El final del año se acerca, y como si fuese una especie de competición comparativa en la que se trata de batir alguna marca, la cifra oficial de mujeres asesinadas se publicita como alcanzando o sobrepasando la contabilizada el año pasado, cual si la disminución o aumento de esa cifra pudiese significar para alguna diabólica estadística un triunfo o un fracaso. Después, a partir del primer día del próximo año, parecerá como que todas y cada una de las mujeres muertas hasta diciembre han sido archivadas, clasificadas, numeradas y definitivamente olvidadas en los cajones de la iniquidad y la molicie, y se iniciará una nueva lista sin nombres en la que cada tragedia se ocultará tras el ordinal que la empaqueta entre otras dos igualmente ocultas.

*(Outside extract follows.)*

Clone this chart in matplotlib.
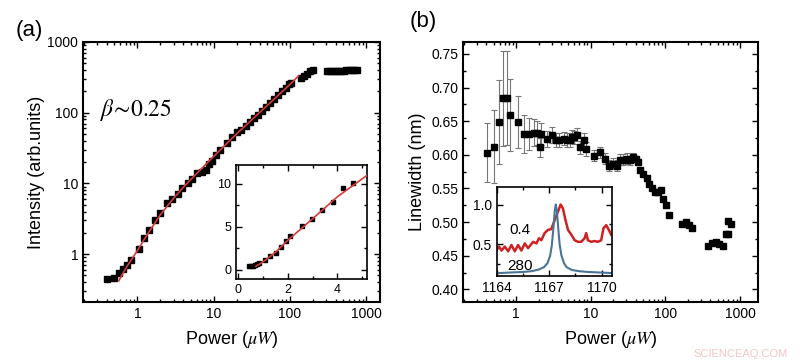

Y así sucesivamente, año tras año, los nombres, los gritos, el sufrimiento, la angustia, la desesperación y finalmente la sangre de cada una de las víctimas de la mal llamada violencia de género, son sumidos en la puerilidad desatenta de una numeración irrelevante, inútil y, posiblemente, contraproducente.
El problema de la violencia y el crimen contra las mujeres, que es contemplado en España con un desinterés social e institucional que roza la complicidad, y un acostumbramiento callejero rayano en la indiferencia, se agrava cuando se siguen potenciando desde instituciones públicas rituales, celebraciones, costumbres o hábitos directamente relacionados con la primacía del machismo y la aceptación del papel secundario que en las sociedades zafias, estúpidas, machistas y misóginas como la nuestra, se sigue otorgando a la mujer.
En los rituales religiosos del matrimonio y sus liturgias, que insultan gravemente cualquier principio de igualdad y respeto hacia la mujer, se gesta el crimen; en la utilización cotidiana del lenguaje realizada sin el menor atisbo de atención ni ánimo de corrección de los insultos implícitos y explícitos contra el sexo femenino, se fragua la dominación; en las celebraciones que disfrazadas de tradición costumbrista remachan la vejación hacia las mujeres mediante la asignación de trabajos, obligaciones, vetos y guetos, apartados, excepciones, servidumbres o desprecios, se construye la agresión; en la general extensión de la injusticia de asignar a la mujer los más duros trabajos domésticos, de atención a la prole o de sumisión servil a los autodenominados maridos-reyes-de-la-casa, se recuece el desprecio; en el papel de adorno, objeto, trofeo o captura asignado mental y socialmente a la mujer por su misma pareja y por los coros de descerebrados que harán en su caso lo mismo, se está anunciando siempre un trágico final. Las causas de la conciencia de propiedad sobre la mujer que implícita o explícitamente exhiben, ostentan y pregonan tantos hombres que ni merecen ese nombre, generan también las condiciones de menosprecio y marginación que llevan en demasiadas ocasiones a criminales desenlaces, sobre todo cuando la mujer toma conciencia de su situación y se propone corregirla, es decir, ser libre y respetada.
Es el crimen machista, el asesinato de mujeres por sus parejas o exparejas, una de las mayores aberraciones sociales y una realidad que, fruto del desinterés por el sufrimiento y el individualismo egoísta que nos ciega para ver la angustia, nos abarata como comunidad y nos envilece como individuos, pero cuyo principal responsable, el asesino, no es más que parte de una cultura, por llamarla de algún modo, abocada al desprecio a la mujer, cómoda con su servidumbre y mantenida tanto por mujeres como por hombres cuya vagancia mental, falta de inteligencia, machismo, desatención, torpeza, indiferencia, estupidez, desprecio y amoralidad los convierte en cómplices directos de todas y cada una de las angustias de la mujer maltratada, de todos los sufrimientos de la despreciada y vejada, de los infiernos callados de la marginada e insultada y, finalmente, de cada súplica, cada grito y cada gota de sangre de cada asesinada que, cual si fuese una festiva lista de trofeos a la indiferencia, venimos a iniciar desde cero cada primer día del año.